Elfos de ciudad : En el centro Fernando
Fernán Gómez, con motivo de la celebración del PHotoEspaña 2014, se expone,
entre una serie de trabajos olvidé apenas salí, el Bego Antón, una fotógrafa
que se marchó a Islandia a retratar a una serie de personas que creían en los
elfos. Según se cuenta en las explicaciones, allí es fácil encontrarse con
alguien que asegure que tiene la capacidad de verlos.

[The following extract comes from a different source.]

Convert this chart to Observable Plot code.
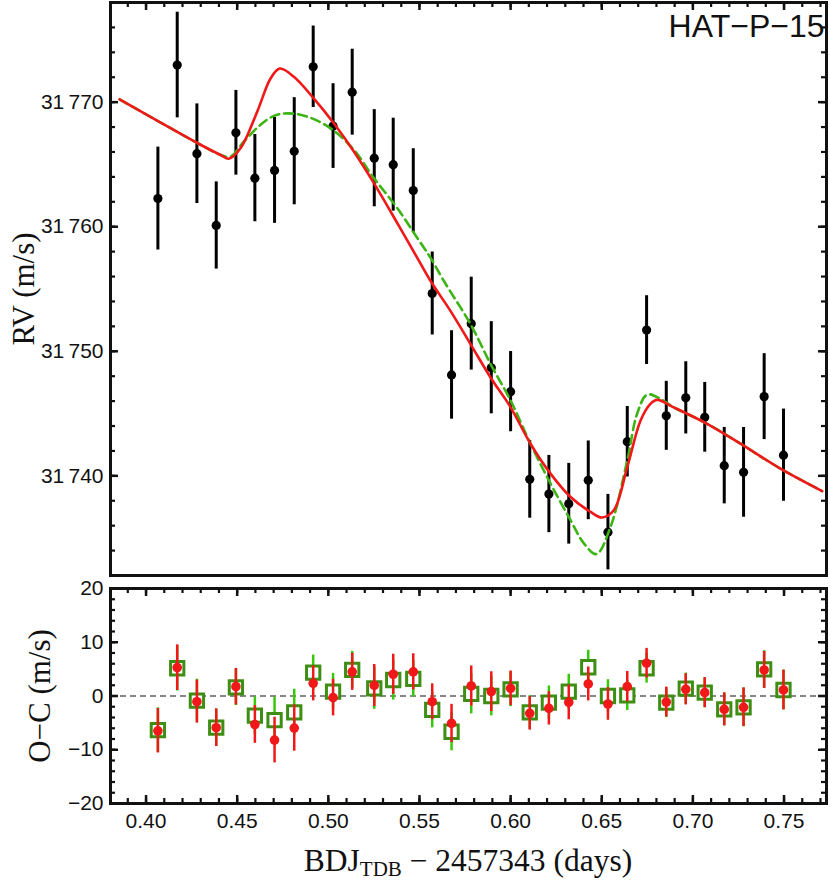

Me hubiera gustado que una serie
con ese toque de humor se hubiera realizado en Madrid. No solo por el reclamo
publicitario de vender la ciudad como el lugar que los elfos eligen para vivir,
lo que sería un argumento original para intentar otra vez ser sede olímpica, sino
porque eso me haría más fácil creer en ellos. Me vuelvo un poco escéptico con
estas manifestaciones de lo sobrenatural que solo se producen en ciertos
lugares, a ciertas horas, bajo determinadas circunstancias lunares. Si lo
sobrenatural existe, también debería tener su propia spin-off en esa serie de
elfos que, atraídos por los rumores, por la curiosidad, o por cierto cansancio
por lo bucólico y pastoril, deciden emigrar a una gran ciudad y conocer mundo.
Reconozco que, de entrada, Madrid
tal vez no sea el mejor de los destinos para los elfos, pero tampoco conviene
descartarla. Estoy seguro de que, con el tiempo, encontrarían dónde vivir y, ya
establecidos, podrían manifestarse al vendedores de castañas de la Plaza de
España, al que controla la entrada en el Bernabéu, al que conduce un autobús de
la línea 42, a la que entrega hamburguesas en el McDonald´s de Plaza Norte, a
la que hace las camas en una planta del hospital de Moncloa, a la que empuja el
carrito de una anciana por la calle Fuencarral o a la que te mira fijamente al
bajar por Montera. Al que vive en Islandia, ya le basta con ese paisaje y con
los discos de Björk para alcanzar en poco tiempo un nivel místico que a los de
Madrid nos puede llevar toda una vida vislumbrar: que los elfos se pasen para
echarnos una mano.
Y si, a pesar de esa buena energía
que se les supone, la ciudad a veces se les cae encima y sienten la tentación
de volver a Islandia, a lo suyo, sea lo que sea, siempre pueden subirse a la
terraza del bar de copas que hay en la Plaza de la Luna y, con los pies metidos
en la piscina de agua tranquilas, relajarse y recuperar algo de optimismo
viendo cómo atardece. Puede que para ellos no sea gran cosa, pero para los
demás supone uno de esos momentos en los que, de acercarse una fotógrafa a
nosotros, seríamos capaces, con una copa en la mano, de hablarle de cualquier
presencia sobre la que nos interrogara.